In the centre sits an older woman with shaved eyebrows, indicating she is married. She holds one end of a red obi sash decorated with a hemp-leaf pattern; a young woman in the right print holds the other end. They fold it as they take measurements. In front of the women in the right print a young boy shows a cat its reflection in a hand mirror and laughs; the threatened cat's hair stands on end. An adolescent girl in the back of the middle print gazes in an insect cage, possibly at a firefly or cricket.
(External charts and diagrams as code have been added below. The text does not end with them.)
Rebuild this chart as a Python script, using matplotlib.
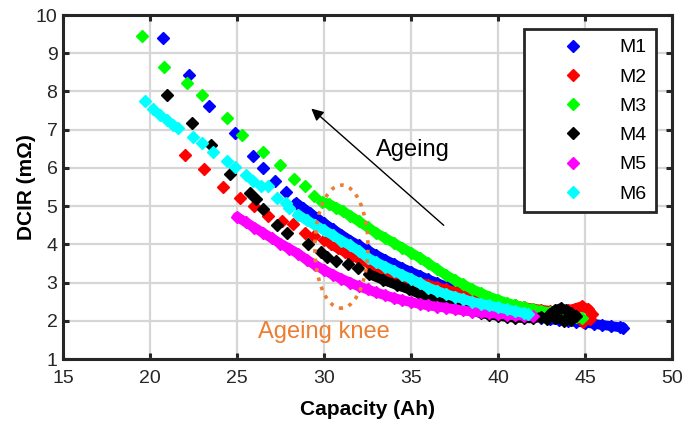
import numpy as np
import matplotlib.pyplot as plt
from matplotlib.patches import Ellipse

plt.rcParams['font.family'] = ['Liberation Sans', 'DejaVu Sans']

# ── Data ───────────────────────────────────────────────────
# each series: sparse early-life points, then the dense cycling band
m1_cap  = [20.75, 22.25, 23.4, 24.9, 25.9, 26.5, 27.2, 27.8,
           28.4, 28.8, 29.2, 29.6, 30.0, 30.5, 31.0, 31.5, 32.0, 32.5, 33.0, 33.5,
           34.0, 34.5, 35.0, 35.5, 36.0, 36.5, 37.0, 37.5, 38.0, 38.5, 39.0, 39.5,
           40.0, 40.5, 41.0, 41.5, 42.0, 42.5, 43.0, 43.5, 44.0, 44.5, 45.0, 45.5,
           46.0, 46.5, 47.0, 47.2]
m1_dcir = [9.40, 8.42, 7.63, 6.92, 6.30, 6.00, 5.65, 5.36,
           5.08, 4.95, 4.82, 4.68, 4.55, 4.40, 4.25, 4.10, 3.97, 3.84, 3.72, 3.60,
           3.49, 3.38, 3.28, 3.18, 3.08, 2.99, 2.90, 2.81, 2.73, 2.64, 2.56, 2.48,
           2.41, 2.34, 2.28, 2.22, 2.16, 2.08, 2.04, 2.01, 1.99, 1.97, 1.95, 1.92,
           1.89, 1.86, 1.83, 1.82]

m2_cap  = [22.0, 23.1, 24.2, 25.2, 26.0, 26.8, 27.6, 28.2, 28.9, 29.4, 30.0,
           30.4, 30.8, 31.2, 31.6, 32.0, 32.5, 33.0, 33.5, 34.0, 34.5, 35.0, 35.5,
           36.0, 36.5, 37.0, 37.5, 38.0, 38.5, 39.0, 39.5, 40.0, 40.5, 41.0, 41.5,
           42.0, 42.5, 43.0, 43.5, 44.0, 44.4, 44.8, 45.2, 45.4, 45.3, 44.9, 44.6]
m2_dcir = [6.35, 5.96, 5.50, 5.22, 5.00, 4.73, 4.62, 4.52, 4.30, 4.22, 4.12,
           4.00, 3.90, 3.80, 3.70, 3.62, 3.52, 3.42, 3.32, 3.23, 3.15, 3.07, 3.00,
           2.94, 2.88, 2.82, 2.76, 2.70, 2.64, 2.59, 2.54, 2.49, 2.44, 2.40, 2.36,
           2.32, 2.29, 2.26, 2.24, 2.28, 2.32, 2.38, 2.30, 2.18, 2.05, 1.98, 2.10]

m3_cap  = [19.55, 20.8, 22.1, 23.0, 24.4, 25.3, 26.5, 27.5, 28.3, 28.9, 29.4,
           29.9, 30.3, 30.7, 31.1, 31.5, 32.0, 32.5, 33.0, 33.5, 34.0, 34.5, 35.0,
           35.5, 36.0, 36.5, 37.0, 37.5, 38.0, 38.5, 39.0, 39.5, 40.0, 40.5, 41.0,
           41.5, 42.0, 42.5, 43.0, 43.5, 44.0, 44.5, 44.8]
m3_dcir = [9.45, 8.63, 8.23, 7.90, 7.30, 6.86, 6.42, 6.08, 5.72, 5.52, 5.26,
           5.12, 5.05, 4.96, 4.86, 4.75, 4.60, 4.45, 4.30, 4.17, 4.04, 3.91, 3.78,
           3.65, 3.50, 3.35, 3.20, 3.07, 2.95, 2.83, 2.73, 2.63, 2.55, 2.47, 2.41,
           2.35, 2.30, 2.26, 2.22, 2.17, 2.12, 2.09, 2.07]

m4_cap  = [21.0, 22.4, 23.5, 24.6, 25.75, 26.1, 26.5, 27.3, 27.9, 29.1, 29.8,
           30.2, 30.7, 31.4, 31.95,
           32.6, 33.4, 34.2, 34.9, 35.5, 36.0, 36.5, 37.0, 37.5, 38.0, 38.5, 39.0,
           39.5, 40.0, 40.5, 41.0, 41.5, 42.0, 42.5, 42.8, 43.0, 43.3, 43.6, 43.9,
           44.2, 44.5, 44.2, 43.8, 43.3]
m4_dcir = [7.90, 7.18, 6.60, 5.85, 5.35, 5.18, 4.92, 4.50, 4.30, 4.00, 3.80,
           3.68, 3.56, 3.48, 3.37,
           3.22, 3.07, 2.93, 2.82, 2.70, 2.60, 2.52, 2.45, 2.38, 2.32, 2.26, 2.20,
           2.16, 2.13, 2.10, 2.08, 2.07, 2.06, 2.10, 2.05, 2.18, 2.28, 2.33, 2.28,
           2.20, 2.12, 2.02, 2.00, 2.08]

m5_cap  = [25.0, 25.5, 26.0, 26.5, 27.0, 27.5, 28.0, 28.5, 29.0, 29.5, 30.0,
           30.5, 31.0, 31.5, 32.0, 32.5, 33.0, 33.5, 34.0, 34.5, 35.0, 35.5, 36.0,
           36.5, 37.0, 37.5, 38.0, 38.5, 39.0, 39.5, 40.0, 40.5, 41.0, 41.5, 42.0]
m5_dcir = [4.72, 4.58, 4.44, 4.30, 4.16, 4.02, 3.89, 3.76, 3.60, 3.46, 3.33,
           3.21, 3.10, 3.00, 2.90, 2.82, 2.74, 2.67, 2.60, 2.54, 2.49, 2.44, 2.40,
           2.37, 2.34, 2.30, 2.27, 2.24, 2.22, 2.20, 2.18, 2.16, 2.14, 2.13, 2.12]

m6_cap  = [19.7, 20.2, 20.6, 21.0, 21.3, 21.6, 22.5, 23.0, 23.6, 24.4, 24.9,
           25.5, 25.9, 26.4, 26.8, 27.3, 27.8, 28.0,
           28.5, 29.0, 29.5, 30.0, 30.5, 31.0, 31.5, 32.0, 32.5, 33.0, 33.5, 34.0,
           34.5, 35.0, 35.5, 36.0, 36.5, 37.0, 37.5, 38.0, 38.5, 39.0, 39.5, 40.0,
           40.5, 41.0, 41.5, 41.7]
m6_dcir = [7.75, 7.55, 7.38, 7.25, 7.13, 7.05, 6.82, 6.65, 6.42, 6.18, 6.02,
           5.82, 5.65, 5.52, 5.52, 5.20, 5.07, 4.95,
           4.78, 4.63, 4.50, 4.37, 4.24, 4.10, 3.97, 3.83, 3.65, 3.53, 3.42, 3.31,
           3.20, 3.10, 2.98, 2.87, 2.78, 2.70, 2.63, 2.57, 2.50, 2.45, 2.40, 2.35,
           2.30, 2.25, 2.20, 2.18]

labels   = ['M1', 'M2', 'M3', 'M4', 'M5', 'M6']
caps     = [m1_cap, m2_cap, m3_cap, m4_cap, m5_cap, m6_cap]
dcirs    = [m1_dcir, m2_dcir, m3_dcir, m4_dcir, m5_dcir, m6_dcir]
n_sparse = [8, 11, 11, 15, 0, 18]   # points before the dense band starts
colors   = ['#0000ff', '#ff0000', '#00ff00', '#000000', '#ff00ff', '#00ffff']

# ── Figure ─────────────────────────────────────────────────
fig = plt.figure(figsize=(6.83, 4.21), dpi=100)
ax = fig.add_axes([63/683, 62/421, 609/683, 344/421])

for k, (lab, x, y, ns, c) in enumerate(zip(labels, caps, dcirs, n_sparse, colors)):
    x = np.array(x)
    y = np.array(y)
    z = 3 + k
    # dense band drawn as a thick line under the markers
    ax.plot(x[ns:], y[ns:], color=c, lw=7, solid_capstyle='round',
            solid_joinstyle='round', zorder=z)
    ax.plot(x, y, ls='none', marker='D', ms=6, color=c, mec=c, zorder=z, label=lab)

ax.set_xlim(15, 50)
ax.set_ylim(1, 10)
ax.set_xticks(np.arange(15, 51, 5))
ax.set_yticks(np.arange(1, 11, 1))

ax.grid(True, color='#d6d6d6', lw=1.6, zorder=0)
ax.set_axisbelow(True)
for spine in ax.spines.values():
    spine.set_linewidth(2.2)
    spine.set_color('#262626')
    spine.set_zorder(20)
ax.tick_params(direction='in', length=4, width=2.2, colors='#262626',
               labelsize=14, top=True, right=True)
ax.tick_params(axis='x', pad=8)
ax.tick_params(axis='y', pad=4)

ax.set_xlabel('Capacity (Ah)', fontsize=15, fontweight='bold', labelpad=9.5)
ax.set_ylabel('DCIR (mΩ)', fontsize=15, fontweight='bold', labelpad=0)

# ageing arrow and knee marker
ax.annotate('', xy=(29.15, 7.6), xytext=(37.0, 4.45),
            arrowprops=dict(arrowstyle='-|>', color='black', lw=1, mutation_scale=18),
            zorder=15)
ax.text(35.1, 6.47, 'Ageing', fontsize=17, ha='center', va='center', zorder=15)

ax.add_patch(Ellipse((31.0, 3.94), width=3.05, height=3.22, angle=-4,
                     fill=False, ls=':', lw=2.6, color='#ED7D31', zorder=15))
ax.text(26.2, 1.7, 'Ageing knee', fontsize=17, color='#ED7D31',
        ha='left', va='center', zorder=15)

leg = ax.legend(loc='upper right', bbox_to_anchor=(0.9737, 0.9593), borderaxespad=0,
                fontsize=14, handlelength=4.05, handletextpad=0.35, labelspacing=0.6,
                borderpad=0.5, fancybox=False, framealpha=1, edgecolor='#262626')
leg.get_frame().set_linewidth(2)
leg.set_zorder(25)

fig.savefig('out.png', dpi=100)
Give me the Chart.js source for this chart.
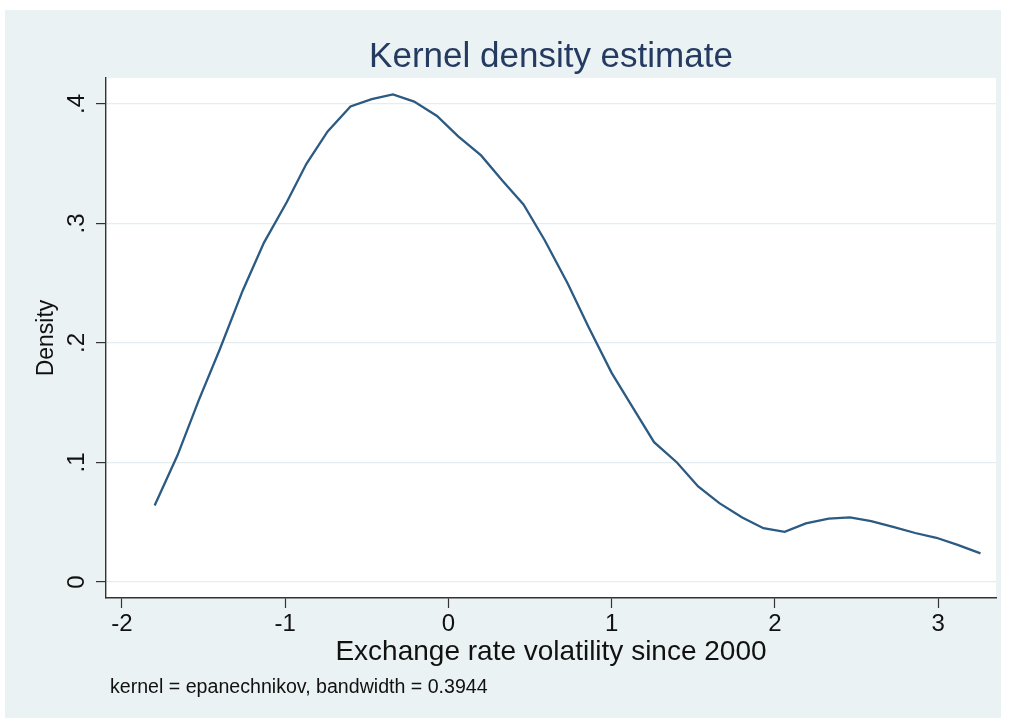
<!DOCTYPE html>
<html>
<head>
<meta charset="utf-8">
<script src="https://cdn.jsdelivr.net/npm/chart.js@4/dist/chart.umd.min.js"></script>
<style>
  html, body { margin: 0; padding: 0; background: #ffffff; }
  #wrap { width: 1011px; height: 718px; }
</style>
</head>
<body>
<div id="wrap"><canvas id="kde" width="1011" height="718"></canvas></div>
<script>
// Evaluation grid of the kernel density estimate and the estimated density
const volatility = [-1.80, -1.66, -1.53, -1.40, -1.26, -1.13, -0.99, -0.87, -0.74, -0.60,
                    -0.47, -0.34, -0.21, -0.07, 0.06, 0.20, 0.33, 0.46, 0.59, 0.73,
                    0.86, 1.00, 1.13, 1.26, 1.40, 1.53, 1.66, 1.80, 1.93, 2.06,
                    2.19, 2.33, 2.46, 2.59, 2.73, 2.86, 2.99, 3.12, 3.26];
const density = [0.064, 0.106, 0.152, 0.195, 0.244, 0.284, 0.318, 0.350, 0.377, 0.398,
                 0.404, 0.408, 0.402, 0.390, 0.373, 0.357, 0.336, 0.316, 0.286, 0.250,
                 0.213, 0.175, 0.146, 0.117, 0.100, 0.080, 0.066, 0.054, 0.045, 0.042,
                 0.049, 0.053, 0.054, 0.051, 0.046, 0.041, 0.037, 0.031, 0.024];

// Axis ticks and labels
const xTickValues = [-2, -1, 0, 1, 2, 3];
const xTickLabels = ['-2', '-1', '0', '1', '2', '3'];
const yTickValues = [0, 0.1, 0.2, 0.3, 0.4];
const yTickLabels = ['0', '.1', '.2', '.3', '.4'];

// Texts
const titleText = 'Kernel density estimate';
const xTitleText = 'Exchange rate volatility since 2000';
const yTitleText = 'Density';
const noteText = 'kernel = epanechnikov, bandwidth = 0.3944';

const FONT = "'Liberation Sans', Arial, Helvetica, sans-serif";
const points = volatility.map((v, i) => ({ x: v, y: density[i] }));

// Light bluish-gray graph region with a white plot region
const backdrop = {
  id: 'backdrop',
  beforeDraw(chart) {
    const { ctx, chartArea: a } = chart;
    ctx.save();
    ctx.fillStyle = '#ffffff';
    ctx.fillRect(0, 0, chart.width, chart.height);
    ctx.fillStyle = '#eaf2f3';
    ctx.fillRect(5, 10, 996, 708);
    ctx.fillStyle = '#ffffff';
    ctx.fillRect(a.left, a.top, a.right - a.left, a.bottom - a.top);
    ctx.restore();
  }
};

// Kernel / bandwidth note under the x-axis title
const note = {
  id: 'note',
  afterDraw(chart) {
    const { ctx } = chart;
    ctx.save();
    ctx.font = '19.6px ' + FONT;
    ctx.fillStyle = '#111111';
    ctx.textAlign = 'left';
    ctx.textBaseline = 'alphabetic';
    ctx.fillText(noteText, 110, 693);
    ctx.restore();
  }
};

new Chart(document.getElementById('kde'), {
  type: 'line',
  data: {
    datasets: [{
      data: points,
      borderColor: '#2b5a82',
      borderWidth: 2.3,
      pointRadius: 0,
      tension: 0,
      fill: false
    }]
  },
  options: {
    responsive: false,
    devicePixelRatio: 1,
    animation: false,
    events: [],
    layout: { padding: { top: 36, left: 0, right: 15, bottom: 0 } },
    plugins: {
      legend: { display: false },
      tooltip: { enabled: false },
      title: {
        display: true,
        text: titleText,
        fullSize: false,
        color: '#253a60',
        font: { family: FONT, size: 35, weight: 'normal', lineHeight: 1.2 },
        padding: { top: 0, bottom: 0 }
      }
    },
    scales: {
      x: {
        type: 'linear',
        min: -2.098,
        max: 3.355,
        afterBuildTicks: s => { s.ticks = xTickValues.map(v => ({ value: v })); },
        afterFit: s => { s.height = 120; },
        ticks: {
          color: '#111111',
          font: { family: FONT, size: 24 },
          padding: 2,
          maxRotation: 0,
          autoSkip: false,
          callback: (v) => xTickLabels[xTickValues.indexOf(v)]
        },
        grid: {
          drawOnChartArea: false,
          drawTicks: true,
          tickLength: 10,
          tickColor: '#333333',
          tickWidth: 1.2
        },
        border: { display: true, color: '#333333', width: 1.4 },
        title: {
          display: true,
          text: xTitleText,
          color: '#111111',
          font: { family: FONT, size: 28, lineHeight: 1.2 },
          padding: { top: 0, bottom: 49 }
        }
      },
      y: {
        type: 'linear',
        min: -0.01339,
        max: 0.42176,
        afterBuildTicks: s => { s.ticks = yTickValues.map(v => ({ value: v })); },
        afterFit: s => { s.width = 106; },
        ticks: {
          color: '#111111',
          font: { family: FONT, size: 24 },
          padding: 9,
          minRotation: 90,
          maxRotation: 90,
          crossAlign: 'center',
          autoSkip: false,
          callback: (v) => yTickLabels[yTickValues.indexOf(v)]
        },
        grid: {
          color: '#e4edf0',
          lineWidth: 1.2,
          drawTicks: true,
          tickLength: 10,
          tickColor: '#333333',
          tickWidth: 1.2
        },
        border: { display: true, color: '#333333', width: 1.4 },
        title: {
          display: true,
          text: yTitleText,
          color: '#111111',
          font: { family: FONT, size: 23, lineHeight: 1.2 },
          padding: { top: 33, bottom: 0 }
        }
      }
    }
  },
  plugins: [backdrop, note]
});
</script>
</body>
</html>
In the left print an aproned child climbs onto the lap of another young woman, playing with a round hand fan. The child crawls at the woman's groin and spreads her legs. The woman holds up a deep blue, dot-patterned, translucent, silk gauze before her face. The skill required to reproduce the translucent effect of the cloth via woodblock printing has gained the prints a particularly high critical regard.

==Known copies==

Copies of the set reside in the collections of the Tokyo National Museum, the Hiraki Ukiyo-e Foundation in Yokohama, Mizuta Art Museum in Saitama Prefecture, the Japan Ukiyo-e Museum in Nagano Prefecture, the Museum of Asian Art in Berlin, the Royal Museums of Art and History in Brussels, the New York Public Library, the Worcester Art Museum, and the Yale University Art Gallery. The British Museum has two sets, and the Galerie Berès has a copy of the left sheet.